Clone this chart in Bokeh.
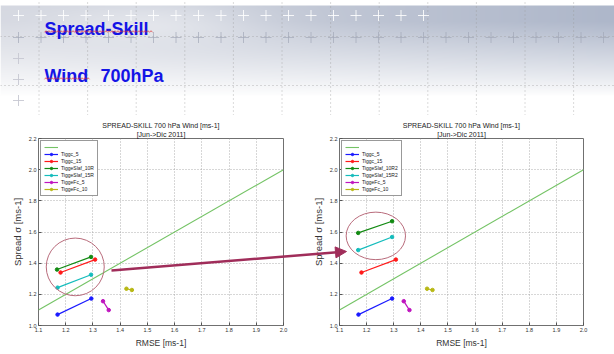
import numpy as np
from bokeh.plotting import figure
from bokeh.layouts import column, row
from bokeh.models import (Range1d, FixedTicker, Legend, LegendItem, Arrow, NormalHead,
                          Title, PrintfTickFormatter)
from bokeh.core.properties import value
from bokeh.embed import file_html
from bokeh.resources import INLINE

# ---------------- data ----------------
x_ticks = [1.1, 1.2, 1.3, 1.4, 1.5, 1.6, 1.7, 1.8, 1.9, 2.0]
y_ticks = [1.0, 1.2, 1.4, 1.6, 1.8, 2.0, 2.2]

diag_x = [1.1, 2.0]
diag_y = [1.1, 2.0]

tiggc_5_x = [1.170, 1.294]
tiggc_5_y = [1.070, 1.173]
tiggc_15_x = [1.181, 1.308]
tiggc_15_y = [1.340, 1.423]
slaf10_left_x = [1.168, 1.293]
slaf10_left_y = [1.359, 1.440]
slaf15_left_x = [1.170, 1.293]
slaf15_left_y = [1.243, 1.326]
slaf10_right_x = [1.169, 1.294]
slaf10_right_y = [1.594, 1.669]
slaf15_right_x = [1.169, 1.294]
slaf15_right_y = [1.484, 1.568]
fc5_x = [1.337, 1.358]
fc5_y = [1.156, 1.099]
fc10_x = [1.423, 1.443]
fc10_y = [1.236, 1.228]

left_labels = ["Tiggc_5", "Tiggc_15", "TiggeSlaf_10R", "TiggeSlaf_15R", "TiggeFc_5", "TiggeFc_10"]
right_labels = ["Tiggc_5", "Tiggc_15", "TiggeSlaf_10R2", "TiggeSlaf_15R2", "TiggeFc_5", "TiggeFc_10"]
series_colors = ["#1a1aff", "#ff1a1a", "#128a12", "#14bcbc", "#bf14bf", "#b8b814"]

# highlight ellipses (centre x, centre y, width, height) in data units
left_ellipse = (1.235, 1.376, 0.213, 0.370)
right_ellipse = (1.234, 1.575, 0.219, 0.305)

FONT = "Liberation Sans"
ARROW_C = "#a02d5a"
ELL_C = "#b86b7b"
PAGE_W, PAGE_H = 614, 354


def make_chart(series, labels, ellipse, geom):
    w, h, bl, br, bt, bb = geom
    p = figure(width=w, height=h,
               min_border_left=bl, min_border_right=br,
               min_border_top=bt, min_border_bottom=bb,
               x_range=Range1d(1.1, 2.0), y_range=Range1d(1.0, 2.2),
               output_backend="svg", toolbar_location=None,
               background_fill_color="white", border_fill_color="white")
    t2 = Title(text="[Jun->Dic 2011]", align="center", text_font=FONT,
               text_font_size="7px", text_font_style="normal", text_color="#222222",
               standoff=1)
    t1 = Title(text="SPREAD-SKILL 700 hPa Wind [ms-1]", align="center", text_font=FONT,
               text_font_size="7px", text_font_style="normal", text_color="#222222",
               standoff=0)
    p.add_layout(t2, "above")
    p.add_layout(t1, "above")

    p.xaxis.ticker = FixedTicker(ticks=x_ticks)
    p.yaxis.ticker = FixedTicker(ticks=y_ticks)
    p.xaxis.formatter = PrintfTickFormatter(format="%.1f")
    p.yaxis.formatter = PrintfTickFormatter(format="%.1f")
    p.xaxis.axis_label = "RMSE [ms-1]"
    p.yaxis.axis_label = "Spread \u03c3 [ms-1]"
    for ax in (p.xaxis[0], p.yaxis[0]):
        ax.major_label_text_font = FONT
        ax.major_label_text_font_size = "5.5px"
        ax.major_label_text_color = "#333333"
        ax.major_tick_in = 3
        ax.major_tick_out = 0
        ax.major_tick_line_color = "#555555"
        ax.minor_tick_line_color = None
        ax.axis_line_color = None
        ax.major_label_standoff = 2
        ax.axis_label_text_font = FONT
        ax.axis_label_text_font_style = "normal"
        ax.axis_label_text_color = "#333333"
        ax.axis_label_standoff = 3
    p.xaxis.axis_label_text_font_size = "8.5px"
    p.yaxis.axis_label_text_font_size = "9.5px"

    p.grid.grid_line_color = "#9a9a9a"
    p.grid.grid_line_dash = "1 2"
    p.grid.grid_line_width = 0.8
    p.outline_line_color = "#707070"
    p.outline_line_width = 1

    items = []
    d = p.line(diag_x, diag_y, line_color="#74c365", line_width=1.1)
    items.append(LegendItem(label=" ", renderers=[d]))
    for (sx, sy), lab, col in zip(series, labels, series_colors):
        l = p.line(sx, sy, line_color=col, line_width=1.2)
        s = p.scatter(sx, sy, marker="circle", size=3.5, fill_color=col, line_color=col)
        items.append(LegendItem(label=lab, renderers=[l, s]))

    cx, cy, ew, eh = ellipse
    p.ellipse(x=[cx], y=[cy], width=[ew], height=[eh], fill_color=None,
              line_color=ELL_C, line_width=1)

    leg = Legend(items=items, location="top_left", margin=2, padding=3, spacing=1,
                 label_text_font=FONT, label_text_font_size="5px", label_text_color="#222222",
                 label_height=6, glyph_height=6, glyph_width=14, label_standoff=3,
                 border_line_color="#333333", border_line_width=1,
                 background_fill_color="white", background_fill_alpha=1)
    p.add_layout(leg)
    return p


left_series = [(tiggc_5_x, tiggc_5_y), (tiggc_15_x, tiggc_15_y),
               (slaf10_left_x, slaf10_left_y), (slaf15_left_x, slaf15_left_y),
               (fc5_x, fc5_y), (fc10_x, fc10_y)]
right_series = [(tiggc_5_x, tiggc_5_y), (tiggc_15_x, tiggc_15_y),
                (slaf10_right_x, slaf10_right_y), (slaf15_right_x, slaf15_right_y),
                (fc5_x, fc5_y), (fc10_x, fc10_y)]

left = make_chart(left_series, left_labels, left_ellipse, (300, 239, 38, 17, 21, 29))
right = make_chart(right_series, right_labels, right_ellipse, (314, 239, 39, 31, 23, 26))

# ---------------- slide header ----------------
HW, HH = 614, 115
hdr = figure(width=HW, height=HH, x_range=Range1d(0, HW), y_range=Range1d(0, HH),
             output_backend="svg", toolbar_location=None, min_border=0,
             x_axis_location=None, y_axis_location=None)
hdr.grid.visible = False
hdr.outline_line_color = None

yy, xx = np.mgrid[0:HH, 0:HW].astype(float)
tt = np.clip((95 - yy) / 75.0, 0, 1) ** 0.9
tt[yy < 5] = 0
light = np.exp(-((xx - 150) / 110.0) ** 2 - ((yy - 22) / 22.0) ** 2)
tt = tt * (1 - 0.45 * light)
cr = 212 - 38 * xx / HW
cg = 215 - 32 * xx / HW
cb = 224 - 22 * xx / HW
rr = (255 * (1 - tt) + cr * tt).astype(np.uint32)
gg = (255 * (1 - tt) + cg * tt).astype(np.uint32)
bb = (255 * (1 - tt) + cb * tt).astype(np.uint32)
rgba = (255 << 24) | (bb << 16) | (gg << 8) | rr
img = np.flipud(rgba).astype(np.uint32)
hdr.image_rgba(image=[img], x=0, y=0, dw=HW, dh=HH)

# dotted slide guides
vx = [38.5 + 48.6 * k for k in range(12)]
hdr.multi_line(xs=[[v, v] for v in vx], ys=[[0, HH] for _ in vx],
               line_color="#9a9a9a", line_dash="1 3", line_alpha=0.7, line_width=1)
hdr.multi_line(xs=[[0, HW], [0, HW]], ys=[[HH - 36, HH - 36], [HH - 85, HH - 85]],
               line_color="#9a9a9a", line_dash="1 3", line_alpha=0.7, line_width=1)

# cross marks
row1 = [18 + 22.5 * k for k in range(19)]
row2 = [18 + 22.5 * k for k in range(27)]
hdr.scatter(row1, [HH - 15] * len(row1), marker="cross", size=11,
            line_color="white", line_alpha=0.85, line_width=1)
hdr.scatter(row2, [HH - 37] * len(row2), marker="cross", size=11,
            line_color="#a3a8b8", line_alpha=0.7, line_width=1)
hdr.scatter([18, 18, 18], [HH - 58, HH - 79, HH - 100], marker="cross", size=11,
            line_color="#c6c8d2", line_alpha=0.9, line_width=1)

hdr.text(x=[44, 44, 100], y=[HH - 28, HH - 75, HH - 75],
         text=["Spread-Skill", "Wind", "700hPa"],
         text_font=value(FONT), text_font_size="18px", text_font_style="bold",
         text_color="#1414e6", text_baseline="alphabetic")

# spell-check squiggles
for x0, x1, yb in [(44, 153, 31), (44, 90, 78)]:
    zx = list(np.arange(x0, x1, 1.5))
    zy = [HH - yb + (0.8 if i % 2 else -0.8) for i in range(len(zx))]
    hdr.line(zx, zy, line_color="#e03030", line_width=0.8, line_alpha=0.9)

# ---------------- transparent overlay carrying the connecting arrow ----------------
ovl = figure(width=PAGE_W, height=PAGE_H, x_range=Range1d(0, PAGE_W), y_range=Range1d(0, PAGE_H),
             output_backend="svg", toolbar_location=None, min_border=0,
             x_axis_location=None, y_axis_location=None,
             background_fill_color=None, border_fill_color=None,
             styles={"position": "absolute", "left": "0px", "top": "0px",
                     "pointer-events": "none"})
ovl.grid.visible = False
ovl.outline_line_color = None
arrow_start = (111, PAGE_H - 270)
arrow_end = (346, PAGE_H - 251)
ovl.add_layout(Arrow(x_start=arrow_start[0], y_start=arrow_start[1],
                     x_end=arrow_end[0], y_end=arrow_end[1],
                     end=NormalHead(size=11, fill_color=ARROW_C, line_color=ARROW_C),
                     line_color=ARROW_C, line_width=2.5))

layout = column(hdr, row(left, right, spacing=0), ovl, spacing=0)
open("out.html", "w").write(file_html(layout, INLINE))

### Job
Extract the lines exactly, please: the first line of the listing, the line with "from bokeh.resources import INLINE", and every line between them, but no pictures.

### Complete output
Clone this chart in Bokeh.
import numpy as np
from bokeh.plotting import figure
from bokeh.layouts import column, row
from bokeh.models import (Range1d, FixedTicker, Legend, LegendItem, Arrow, NormalHead,
                          Title, PrintfTickFormatter)
from bokeh.core.properties import value
from bokeh.embed import file_html
from bokeh.resources import INLINE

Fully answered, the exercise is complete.